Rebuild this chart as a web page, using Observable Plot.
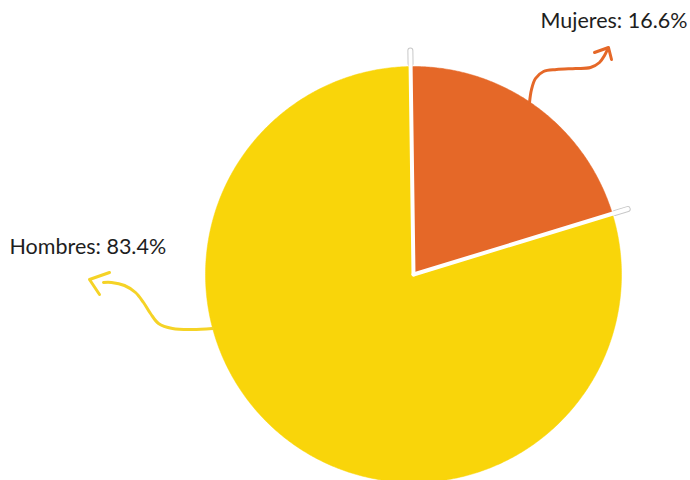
<!DOCTYPE html>
<html>
<head>
<meta charset="utf-8">
<script src="https://cdn.jsdelivr.net/npm/d3@7"></script>
<script src="https://cdn.jsdelivr.net/npm/@observablehq/plot@0.6"></script>
<style>
  html, body { margin: 0; padding: 0; background: #fff; }
  svg { display: block; }
</style>
</head>
<body>
<div id="chart"></div>
<script>
// ---- data ----
const categories = ["Mujeres", "Hombres"];
const shareLabels = [16.6, 83.4];          // percentages printed in the labels
const drawnShare = [20.5, 79.5];           // slice sizes as drawn in the reference
const colors = ["#E56828", "#F9D50A"];
const labelText = ["Mujeres: 16.6%", "Hombres: 83.4%"];

// annotation arrows (chart pixel space)
const arrowMujeresShaft = [[529,102],[531,89],[535,78],[543,71],[556,69],[575,68],[590,67],[599,62],[604,55],[607,49]];
const arrowMujeresHead  = [[594,52],[608,47],[611,59]];
const arrowHombresShaft = [[212,328],[192,329],[172,328],[158,323],[150,313],[143,302],[135,292],[124,285],[111,282],[103,282]];
const arrowHombresHead  = [[109,272],[89,279],[99,294]];
const labelPos = [[540,21],[9,247]];

// ---- layout ----
const W = 690, H = 480;
const cx = 413, cy = 274, R = 208;
const startAngle = -0.8;

function pt(deg, r) {
  const a = deg * Math.PI / 180;
  return [cx + r * Math.sin(a), cy - r * Math.cos(a)];
}

// slices as polygons
const slicePts = [];
const boundaries = [];
let a0 = startAngle;
categories.forEach((c, i) => {
  const a1 = a0 + 360 * drawnShare[i] / d3.sum(drawnShare);
  boundaries.push(a0);
  slicePts.push({cat: c, x: cx, y: cy});
  const n = Math.ceil((a1 - a0) / 0.5);
  for (let k = 0; k <= n; k++) {
    const [x, y] = pt(a0 + (a1 - a0) * k / n, R);
    slicePts.push({cat: c, x, y});
  }
  slicePts.push({cat: c, x: cx, y: cy});
  a0 = a1;
});

const sepOuter = boundaries.map(b => { const [x1,y1] = pt(b, R + 3); const [x2,y2] = pt(b, R + 16); return {x1,y1,x2,y2}; });
const sepFull  = boundaries.map(b => { const [x2,y2] = pt(b, R + 16); return {x1: cx, y1: cy, x2, y2}; });

const toObj = arr => arr.map(([x, y]) => ({x, y}));
const labels = categories.map((c, i) => ({x: labelPos[i][0], y: labelPos[i][1], text: labelText[i]}));

const chart = Plot.plot({
  width: W, height: H, margin: 0,
  x: {domain: [0, W], range: [0, W], axis: null},
  y: {domain: [0, H], range: [0, H], axis: null},
  color: {domain: categories, range: colors},
  marks: [
    Plot.line(slicePts, {x: "x", y: "y", z: "cat", fill: "cat", stroke: "cat", strokeWidth: 0.5}),
    Plot.link(sepOuter, {x1: "x1", y1: "y1", x2: "x2", y2: "y2", stroke: "#c8c8c8", strokeWidth: 6, strokeLinecap: "round"}),
    Plot.link(sepFull, {x1: "x1", y1: "y1", x2: "x2", y2: "y2", stroke: "#fff", strokeWidth: 4, strokeLinecap: "round"}),
    Plot.line(toObj(arrowMujeresShaft), {x: "x", y: "y", stroke: colors[0], strokeWidth: 3, curve: "catmull-rom", strokeLinecap: "round"}),
    Plot.line(toObj(arrowMujeresHead), {x: "x", y: "y", stroke: colors[0], strokeWidth: 3, strokeLinecap: "round", strokeLinejoin: "round"}),
    Plot.line(toObj(arrowHombresShaft), {x: "x", y: "y", stroke: "#F5D326", strokeWidth: 3, curve: "catmull-rom", strokeLinecap: "round"}),
    Plot.line(toObj(arrowHombresHead), {x: "x", y: "y", stroke: "#F5D326", strokeWidth: 3, strokeLinecap: "round", strokeLinejoin: "round"}),
    Plot.text(labels, {x: "x", y: "y", text: "text", textAnchor: "start", fontSize: 21.5, fill: "#1e1e1e", fontFamily: "Lato, sans-serif"})
  ]
});
document.getElementById("chart").appendChild(chart);
</script>
</body>
</html>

++++++++

YOUR INSTRUCTIONS
Restate each line from the start of the listing through the line bearing "const startAngle = -0.8;" word for word. Drop the pictures.

SOLUTION
Rebuild this chart as a web page, using Observable Plot.
<!DOCTYPE html>
<html>
<head>
<meta charset="utf-8">
<script src="https://cdn.jsdelivr.net/npm/d3@7"></script>
<script src="https://cdn.jsdelivr.net/npm/@observablehq/plot@0.6"></script>
<style>
  html, body { margin: 0; padding: 0; background: #fff; }
  svg { display: block; }
</style>
</head>
<body>
<div id="chart"></div>
<script>
// ---- data ----
const categories = ["Mujeres", "Hombres"];
const shareLabels = [16.6, 83.4];          // percentages printed in the labels
const drawnShare = [20.5, 79.5];           // slice sizes as drawn in the reference
const colors = ["#E56828", "#F9D50A"];
const labelText = ["Mujeres: 16.6%", "Hombres: 83.4%"];

// annotation arrows (chart pixel space)
const arrowMujeresShaft = [[529,102],[531,89],[535,78],[543,71],[556,69],[575,68],[590,67],[599,62],[604,55],[607,49]];
const arrowMujeresHead  = [[594,52],[608,47],[611,59]];
const arrowHombresShaft = [[212,328],[192,329],[172,328],[158,323],[150,313],[143,302],[135,292],[124,285],[111,282],[103,282]];
const arrowHombresHead  = [[109,272],[89,279],[99,294]];
const labelPos = [[540,21],[9,247]];

// ---- layout ----
const W = 690, H = 480;
const cx = 413, cy = 274, R = 208;
const startAngle = -0.8;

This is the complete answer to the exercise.